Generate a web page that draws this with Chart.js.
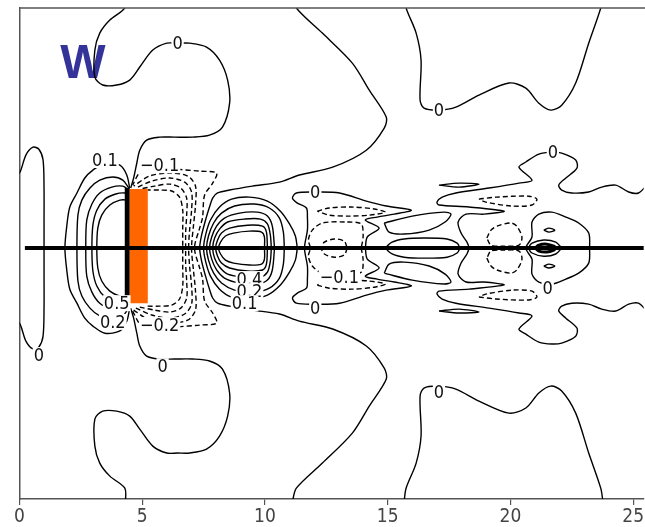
<!DOCTYPE html>
<html>
<head>
<meta charset="utf-8">
<script src="https://cdn.jsdelivr.net/npm/chart.js@4.4.1/dist/chart.umd.min.js"></script>
<style>
  html, body { margin: 0; padding: 0; background: #fff; }
</style>
</head>
<body>
<canvas id="chart" width="645" height="527"></canvas>
<script>
// axis
const xTicks = [0, 5, 10, 15, 20, 25];
const xRange = [0, 25.43];
const yRange = [-10.2, 9.76];

// contour lines, upper half (y >= 0) in axis units.
// "cross" lines start on the centre line and are closed through their mirror image.
const zeroLeft = [[1.0,0],[1.0,1.14],[1.0,2.36],[0.96,3.58],[0.79,4.02],[0.55,4.1],[0.26,3.78],[0.02,3.09],[-0.2,2.9]];
const zeroNearPlate = [[4.32,10.3],[4.29,9.76],[3.68,9.27],[3.27,8.74],[3.07,8.05],[3.07,6.95],[3.39,6.63],[3.96,6.63],[4.49,6.83],[4.90,7.36],[5.43,8.05],[6.0,8.33],[6.44,8.33],[6.93,8.33],[7.62,8.17],[8.15,7.64],[8.48,6.83],[8.56,5.89],[8.27,4.92],[7.74,4.59],[7.05,4.51],[6.32,4.51],[5.71,4.51],[5.18,4.39],[4.90,3.98],[4.78,3.46],[4.65,2.85],[4.53,2.44]];
const zeroWake = [[7.34,0],[7.42,0.53],[7.58,1.14],[7.74,1.67],[7.87,2.03],[8.07,2.24],[8.56,2.36],[9.49,2.52],[10.59,2.68],[11.40,2.97],[12.76,3.29],[14.13,3.98],[14.86,4.88],[14.94,5.33],[14.25,6.42],[13.56,7.52],[12.34,8.74],[11.28,9.76],[11.12,10.3]];
const zeroTopRight = [[15.67,10.3],[15.75,9.76],[16.16,8.74],[16.36,7.64],[16.32,6.02],[16.48,5.69],[17.09,5.61],[17.78,5.73],[18.72,6.22],[19.94,6.71],[20.63,6.5],[21.16,5.89],[21.65,5.61],[22.09,5.81],[22.66,6.71],[23.19,8.33],[23.68,9.76],[23.77,10.3]];
const zeroRight = [[18.31,0],[18.23,0.24],[17.99,0.61],[17.87,1.06],[18.19,1.38],[18.92,1.38],[19.74,1.50],[18.31,1.67],[17.09,1.75],[17.01,1.87],[17.22,2.07],[17.78,2.24],[19.13,2.44],[20.35,2.64],[20.88,2.76],[20.35,3.29],[20.63,3.50],[21.16,3.82],[21.69,3.90],[22.09,3.86],[22.66,3.58],[22.71,3.25],[22.26,2.85],[21.97,2.56],[22.09,2.36],[22.5,2.24],[23.19,2.28],[23.72,2.48],[24.29,2.56],[24.82,2.28],[25.22,2.24],[25.63,2.64]];
const zeroBand = [[11.61,0],[11.73,0.73],[11.73,1.26],[11.69,1.63],[11.32,1.83],[11.12,2.03],[11.28,2.24],[12.09,2.28],[13.04,2.24],[14.13,1.91],[14.94,1.71],[15.96,1.54],[15.27,1.38],[14.57,1.26],[14.09,1.14],[14.65,0.81],[14.17,0.45],[14.09,0]];
const zeroRing = [[20.63,0],[20.88,0.45],[20.88,1.06],[21.16,1.38],[21.69,1.46],[22.26,1.26],[22.78,1.02],[23.19,0.61],[23.23,0]];

const posUp1 = [[1.85,0],[1.93,0.93],[2.05,1.67],[2.34,2.24],[2.66,2.85],[2.99,3.17],[3.48,3.46],[4.09,3.37],[4.37,2.97],[4.49,2.44]];
const posUp2 = [[2.34,0],[2.38,1.34],[2.54,1.95],[2.87,2.44],[3.27,2.76],[3.80,2.89],[4.21,2.76],[4.45,2.44]];
const posUp3 = [[2.70,0],[2.74,1.14],[2.95,1.79],[3.27,2.24],[3.76,2.48],[4.21,2.52],[4.45,2.36]];
const posUp4 = [[2.95,0],[2.99,0.93],[3.15,1.54],[3.48,1.99],[3.92,2.20],[4.29,2.24],[4.45,2.15]];
const posUp5 = [[3.15,0],[3.19,0.81],[3.35,1.34],[3.68,1.75],[4.09,1.95],[4.37,1.95],[4.45,1.87]];

const negBack1 = [[7.13,0],[7.34,0.81],[7.46,1.26],[7.54,2.15],[7.87,2.64],[8.03,3.05],[7.34,3.13],[6.44,3.21],[5.71,3.37],[5.22,3.29],[4.90,3.09],[4.61,2.56]];
const negBack2 = [[7.01,0],[7.09,0.93],[7.17,1.75],[7.17,2.52],[6.85,2.93],[6.12,3.05],[5.30,2.93],[4.65,2.52]];
const negBack3 = [[6.89,0],[6.93,0.73],[7.01,1.54],[7.01,2.28],[6.73,2.68],[6.12,2.85],[5.39,2.72],[4.74,2.44]];
const negBack4 = [[6.77,0],[6.77,0.65],[6.81,1.34],[6.81,2.03],[6.57,2.44],[6.12,2.60],[5.51,2.52],[4.90,2.40]];
const negBack5 = [[6.65,0],[6.65,0.81],[6.65,1.54],[6.52,2.07],[6.20,2.32],[5.71,2.36],[5.22,2.36]];

const posWake1 = [[7.5,0],[7.58,0.53],[7.78,1.14],[8.15,1.67],[8.64,1.99],[9.37,2.07],[10.1,1.91],[10.63,1.50],[11.0,0.98],[11.24,0.49],[11.32,0]];
const posWake2 = [[7.62,0],[7.70,0.49],[7.91,1.02],[8.23,1.42],[8.76,1.71],[9.57,1.79],[10.18,1.63],[10.59,1.22],[10.75,0.65],[10.79,0]];
const posWake3 = [[7.74,0],[7.83,0.45],[8.03,0.89],[8.35,1.22],[8.96,1.42],[9.69,1.46],[10.1,1.30],[10.3,0.89],[10.39,0]];
const posWake4 = [[7.87,0],[7.95,0.41],[8.15,0.77],[8.48,1.06],[9.17,1.18],[9.82,1.18],[10.1,0.98],[10.22,0.53],[10.26,0]];
const posWake5 = [[7.99,0],[8.07,0.33],[8.23,0.61],[8.56,0.81],[9.29,0.93],[9.90,0.89],[10.06,0.65],[10.1,0]];
const posWake6 = [[8.11,0],[8.19,0.24],[8.39,0.49],[8.72,0.61],[9.37,0.69],[9.86,0.65],[9.98,0.45],[9.98,0]];

const negSmall = [[12.30,0],[12.42,0.24],[12.83,0.37],[13.23,0.28],[13.35,0]];
const negMid = [[11.85,0],[11.77,0.33],[11.93,0.73],[12.34,1.02],[13.32,1.06],[13.92,0.98],[14.0,0.49],[13.92,0]];
const negSliver = [[12.13,1.50],[12.62,1.63],[13.52,1.67],[14.45,1.59],[14.90,1.46],[14.25,1.34],[13.44,1.30],[12.62,1.34],[12.13,1.50]];
const negTear = [[18.72,1.99],[19.41,2.07],[20.75,2.11],[21.08,1.99],[20.88,1.75],[20.06,1.71],[19.0,1.87],[18.72,1.99]];
const negPocket = [[19.04,0.41],[19.21,0.73],[19.45,0.89],[20.02,1.02],[20.26,0.89],[20.47,0.45],[20.35,0.12],[19.74,0.08],[19.21,0.12],[19.04,0.41]];

const posBow = [[14.86,1.02],[16.0,1.30],[17.30,1.46],[17.58,1.38],[17.34,1.06],[16.69,0.73],[15.67,0.57],[15.06,0.65],[14.86,1.02]];
const posLens = [[14.94,0],[15.18,0.24],[15.67,0.37],[16.48,0.41],[17.42,0.37],[17.83,0.20],[17.95,0]];
const posThin = [[17.09,2.56],[17.91,2.64],[18.72,2.60],[17.91,2.48],[17.09,2.56]];
const posDot = [[21.36,0.73],[21.57,0.81],[21.81,0.73],[21.57,0.65],[21.36,0.73]];
const posCore1 = [[20.75,0],[20.88,0.20],[21.36,0.33],[21.85,0.24],[22.09,0]];
const posCore2 = [[21.04,0],[21.16,0.12],[21.48,0.16],[21.77,0.08],[21.85,0]];

// centre line, plate and its front face
const centreLine = [[0.22,0],[25.6,0]];
const plate = [[4.86,2.4],[4.86,-2.24]];
const plateFace = [[4.39,2.44],[4.39,-2.2]];

// contour labels: text, x, y
const labelText = ["0","0","0","0","0","0","0","0","0","0.1","\u22120.1","0.5","0.2","\u22120.2","0.4","0.2","0.1","\u22120.1"];
const labelX = [6.44,12.05,12.05,17.09,17.09,21.73,21.52,0.79,5.83,3.48,5.71,3.96,3.80,5.71,9.37,9.37,9.17,13.03];
const labelY = [8.33,2.28,-2.44,5.61,-5.85,3.90,-1.63,-4.35,-4.80,3.58,3.37,-2.24,-3.0,-3.13,-1.26,-1.75,-2.24,-1.18];

// [points, dashed, crosses centre line]
const lines = [
  [zeroLeft, false, true], [zeroNearPlate, false, false], [zeroWake, false, true],
  [zeroTopRight, false, false], [zeroRight, false, true], [zeroBand, false, true], [zeroRing, false, true],
  [posUp1, false, true], [posUp2, false, true], [posUp3, false, true], [posUp4, false, true], [posUp5, false, true],
  [negBack1, true, true], [negBack2, true, true], [negBack3, true, true], [negBack4, true, true], [negBack5, true, true],
  [posWake1, false, true], [posWake2, false, true], [posWake3, false, true], [posWake4, false, true], [posWake5, false, true], [posWake6, false, true],
  [negSmall, true, true], [negMid, true, true], [negSliver, true, false], [negTear, true, false], [negPocket, true, false],
  [posBow, false, false], [posLens, false, true], [posThin, false, false], [posDot, false, false],
  [posCore1, false, true], [posCore2, false, true]
];

const flip = pts => pts.map(([x, y]) => [x, -y]);
const toXY = pts => pts.map(([x, y]) => ({ x, y }));

const datasets = [];
function addLine(pts, dashed, width) {
  datasets.push({
    data: toXY(pts),
    showLine: true,
    pointRadius: 0,
    borderColor: "#000",
    borderWidth: width || 1.4,
    borderDash: dashed ? [5, 3] : [],
    tension: 0.3,
    fill: false,
    order: 1,
  });
}
lines.forEach(([pts, dashed, cross]) => {
  if (cross) {
    addLine(flip(pts).reverse().slice(0, -1).concat(pts), dashed, pts === posCore2 ? 3 : 0);
  } else {
    addLine(pts, dashed);
    addLine(flip(pts), dashed);
  }
});

datasets.push({ data: toXY(centreLine), showLine: true, pointRadius: 0, borderColor: "#000", borderWidth: 4, order: -2 });
datasets.push({ data: toXY(plate), showLine: true, pointRadius: 0, borderColor: "#ff6600", borderWidth: 18, borderCapStyle: "butt", order: -1 });
datasets.push({ data: toXY(plateFace), showLine: true, pointRadius: 0, borderColor: "#000", borderWidth: 5, borderCapStyle: "butt", order: -1 });

const narrow = "'Liberation Sans Narrow', 'DejaVu Sans Condensed', 'Liberation Sans', sans-serif";

const decorations = {
  id: "decorations",
  beforeDatasetsDraw(chart) {
    const { ctx, scales: { x, y } } = chart;
    ctx.save();
    ctx.fillStyle = "#333399";
    ctx.font = "bold 48px 'Liberation Sans', Arial, sans-serif";
    ctx.textAlign = "center";
    ctx.textBaseline = "middle";
    ctx.fillText("W", x.getPixelForValue(2.58), y.getPixelForValue(7.45));
    ctx.restore();
  },
  afterDraw(chart) {
    const { ctx, chartArea, scales: { x, y } } = chart;
    ctx.save();
    // top frame line
    ctx.strokeStyle = "#555";
    ctx.lineWidth = 1.5;
    ctx.beginPath();
    ctx.moveTo(chartArea.left, chartArea.top);
    ctx.lineTo(chart.width, chartArea.top);
    ctx.stroke();
    // contour labels
    ctx.font = "18px " + narrow;
    ctx.textAlign = "center";
    ctx.textBaseline = "middle";
    labelText.forEach((t, i) => {
      const px = x.getPixelForValue(labelX[i]);
      const py = y.getPixelForValue(labelY[i]);
      const w = ctx.measureText(t).width;
      ctx.fillStyle = "#fff";
      ctx.fillRect(px - w / 2 - 1, py - 8, w + 2, 16);
      ctx.fillStyle = "#111";
      ctx.fillText(t, px, py + 1);
    });
    ctx.restore();
  },
};

new Chart(document.getElementById("chart"), {
  type: "scatter",
  data: { datasets },
  options: {
    responsive: false,
    animation: false,
    layout: { padding: { left: 19.5, top: 8, right: 0, bottom: 0 } },
    plugins: { legend: { display: false }, tooltip: { enabled: false } },
    scales: {
      x: {
        type: "linear",
        min: xRange[0],
        max: xRange[1],
        afterBuildTicks: (s) => { s.ticks = xTicks.map((v) => ({ value: v })); },
        afterFit: (s) => { s.height = 28; },
        grid: { display: true, drawOnChartArea: false, drawTicks: true, tickLength: 6, color: "#555", lineWidth: 1.2 },
        border: { display: true, color: "#555", width: 1.5 },
        ticks: { color: "#444", padding: 1, maxRotation: 0, autoSkip: false, font: { family: narrow, size: 19 } },
      },
      y: {
        type: "linear",
        min: yRange[0],
        max: yRange[1],
        afterFit: (s) => { s.width = 0; },
        ticks: { display: false },
        grid: { display: false },
        border: { display: true, color: "#555", width: 1.5 },
      },
    },
  },
  plugins: [decorations],
});
</script>
</body>
</html>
========================================
Problem description:
Skip every picture and return the lines above from the top through the one that contains "const yRange = [-10.2, 9.76];".

Written solution:
Generate a web page that draws this with Chart.js.
<!DOCTYPE html>
<html>
<head>
<meta charset="utf-8">
<script src="https://cdn.jsdelivr.net/npm/chart.js@4.4.1/dist/chart.umd.min.js"></script>
<style>
  html, body { margin: 0; padding: 0; background: #fff; }
</style>
</head>
<body>
<canvas id="chart" width="645" height="527"></canvas>
<script>
// axis
const xTicks = [0, 5, 10, 15, 20, 25];
const xRange = [0, 25.43];
const yRange = [-10.2, 9.76];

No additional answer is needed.